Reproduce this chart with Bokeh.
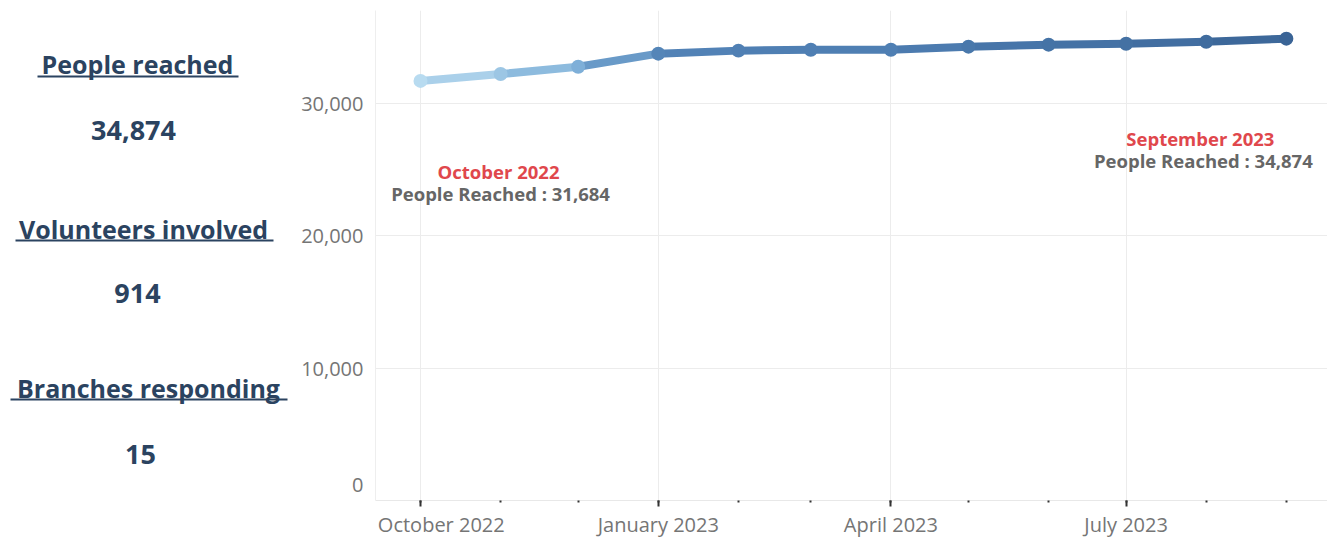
import pandas as pd
from bokeh.plotting import figure
from bokeh.models import (ColumnDataSource, Range1d, FixedTicker, DatetimeTickFormatter,
                          NumeralTickFormatter, Label)
from bokeh.layouts import row
from bokeh.embed import file_html
from bokeh.resources import INLINE
from bokeh.core.properties import value

# ---------------- data ----------------
months = ["2022-10-01", "2022-11-01", "2022-12-01", "2023-01-01", "2023-02-01", "2023-03-01",
          "2023-04-01", "2023-05-01", "2023-06-01", "2023-07-01", "2023-08-01", "2023-09-01"]
people_reached = [31684, 32200, 32750, 33740, 33970, 34040, 34040, 34270, 34420, 34490, 34640, 34874]
quarter_ticks = ["2022-10-01", "2023-01-01", "2023-04-01", "2023-07-01"]
y_ticks = [0, 10000, 20000, 30000]
stat_titles = ["People reached", "Volunteers involved", "Branches responding"]
stat_values = ["34,874", "914", "15"]

# ---------------- styles ----------------
FONT = "Open Sans"
NAVY = "#2b4360"
RED = "#e0474c"
GREY_TXT = "#666666"
AXIS_TXT = "#757575"
NBSP = "\u00a0"
stops = [(0.0, (184, 219, 240)), (0.33, (127, 176, 216)), (0.64, (84, 133, 184)),
         (0.75, (78, 126, 178)), (1.0, (58, 100, 150))]


def grad(t):
    for (t0, c0), (t1, c1) in zip(stops[:-1], stops[1:]):
        if t <= t1:
            f = 0 if t1 == t0 else (t - t0) / (t1 - t0)
            return "#%02x%02x%02x" % tuple(int(round(a + (b - a) * f)) for a, b in zip(c0, c1))
    return "#%02x%02x%02x" % stops[-1][1]


dates = list(pd.to_datetime(months))
vmin, vmax = min(people_reached), max(people_reached)
tvals = [(v - vmin) / (vmax - vmin) for v in people_reached]
pt_colors = [grad(t) for t in tvals]
seg_colors = [grad((a + b) / 2) for a, b in zip(tvals[:-1], tvals[1:])]

pts = ColumnDataSource(dict(x=dates, y=people_reached, c=pt_colors))
segs = ColumnDataSource(dict(x0=dates[:-1], x1=dates[1:], y0=people_reached[:-1],
                             y1=people_reached[1:], c=seg_colors))

# ---------------- line chart ----------------
x_start = pd.Timestamp("2022-09-13 14:00")
p = figure(x_axis_type="datetime", frame_width=952, frame_height=490,
           min_border_left=82, min_border_right=0, min_border_top=10, min_border_bottom=0,
           x_range=Range1d(x_start, pd.Timestamp("2023-09-16 22:00")),
           y_range=Range1d(0, 37000),
           output_backend="svg", toolbar_location=None)
p.outline_line_color = None
p.background_fill_color = "white"

p.segment("x0", "y0", "x1", "y1", source=segs, line_color="c", line_width=8, line_cap="round")
p.scatter("x", "y", source=pts, size=14, fill_color="c", line_color=None)

to_ms = lambda s: pd.Timestamp(s).timestamp() * 1000
p.xaxis.ticker = FixedTicker(ticks=[to_ms(s) for s in quarter_ticks],
                             minor_ticks=[to_ms(s) for s in months])
fmt = "%B %Y"
p.xaxis.formatter = DatetimeTickFormatter(months=fmt, days=fmt, years=fmt, hours=fmt,
                                          minutes=fmt, seconds=fmt, milliseconds=fmt,
                                          microseconds=fmt, minsec=fmt, hourmin=fmt)
# first x label nudged right and "0" label nudged up, as in the original
first_tick = pd.Timestamp(quarter_ticks[0])
p.xaxis.major_label_overrides = {to_ms(quarter_ticks[0]): NBSP * 8 + first_tick.strftime(fmt)}
p.xaxis.major_tick_in = 0
p.xaxis.major_tick_out = 6
p.xaxis.major_tick_line_color = "#333333"
p.xaxis.major_tick_line_width = 2
p.xaxis.minor_tick_in = 0
p.xaxis.minor_tick_out = 2
p.xaxis.minor_tick_line_color = "#333333"
p.xaxis.minor_tick_line_width = 2
p.xaxis.axis_line_color = "#e8e8e8"
p.xaxis.major_label_standoff = 4

p.yaxis.ticker = FixedTicker(ticks=y_ticks)
p.yaxis.formatter = NumeralTickFormatter(format="0,0")
p.yaxis.major_label_overrides = {y_ticks[0]: "{:,}\n{}".format(y_ticks[0], NBSP)}
p.yaxis.major_tick_out = 0
p.yaxis.major_tick_in = 0
p.yaxis.minor_tick_out = 0
p.yaxis.minor_tick_in = 0
p.yaxis.axis_line_color = "#eeeeee"
p.yaxis.major_label_standoff = 12

for ax in (p.xaxis, p.yaxis):
    ax.major_label_text_font = FONT
    ax.major_label_text_font_size = "20px"
    ax.major_label_text_color = AXIS_TXT

p.xgrid.grid_line_color = "#ececec"
p.ygrid.grid_line_color = "#ececec"

# annotations for first and last month
first_name = dates[0].strftime("%B %Y")
last_name = dates[-1].strftime("%B %Y")
ann = [
    (dates[0], people_reached[0], first_name, RED, 78, -91),
    (dates[0], people_reached[0], "People Reached : {:,}".format(people_reached[0]), GREY_TXT, 80, -113),
    (dates[-1], people_reached[-1], last_name, RED, -86, -100),
    (dates[-1], people_reached[-1], "People Reached : {:,}".format(people_reached[-1]), GREY_TXT, -83, -122),
]
for x, y, txt, col, dx, dy in ann:
    p.add_layout(Label(x=x, y=y, x_offset=dx, y_offset=dy, text=txt, text_color=col,
                       text_font=FONT, text_font_style="bold", text_font_size="18.5px",
                       text_align="center", text_baseline="middle"))

# ---------------- left stats panel ----------------
left = figure(frame_width=293, frame_height=520, x_range=Range1d(0, 293), y_range=Range1d(531, 11),
              x_axis_type=None, y_axis_type=None, min_border=0,
              output_backend="svg", toolbar_location=None)
left.outline_line_color = None
left.xgrid.visible = False
left.ygrid.visible = False

title_pos = [(137, 64), (143, 229), (148, 388)]
value_pos = [(133, 131), (137, 294), (140, 455)]
underline = [(37, 238, 77), (15, 273, 241), (10, 287, 400)]

left.text(x=[t[0] for t in title_pos], y=[t[1] for t in title_pos], text=stat_titles,
          text_font=value(FONT), text_font_style="bold", text_font_size="25px",
          text_color=NAVY, text_align="center", text_baseline="middle")
left.text(x=[t[0] for t in value_pos], y=[t[1] for t in value_pos], text=stat_values,
          text_font=value(FONT), text_font_style="bold", text_font_size="27px",
          text_color=NAVY, text_align="center", text_baseline="middle")
left.segment(x0=[u[0] for u in underline], x1=[u[1] for u in underline],
             y0=[u[2] for u in underline], y1=[u[2] for u in underline],
             line_color=NAVY, line_width=2)

layout = row(left, p)
open("out.html", "w").write(file_html(layout, INLINE))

**STATED TASK:**
Your task is to restate word for word the lines from the top of the data to the line containing "from bokeh.core.properties import value", both ends included, with every picture left out.

**REPLY TO THE TASK:**
Reproduce this chart with Bokeh.
import pandas as pd
from bokeh.plotting import figure
from bokeh.models import (ColumnDataSource, Range1d, FixedTicker, DatetimeTickFormatter,
                          NumeralTickFormatter, Label)
from bokeh.layouts import row
from bokeh.embed import file_html
from bokeh.resources import INLINE
from bokeh.core.properties import value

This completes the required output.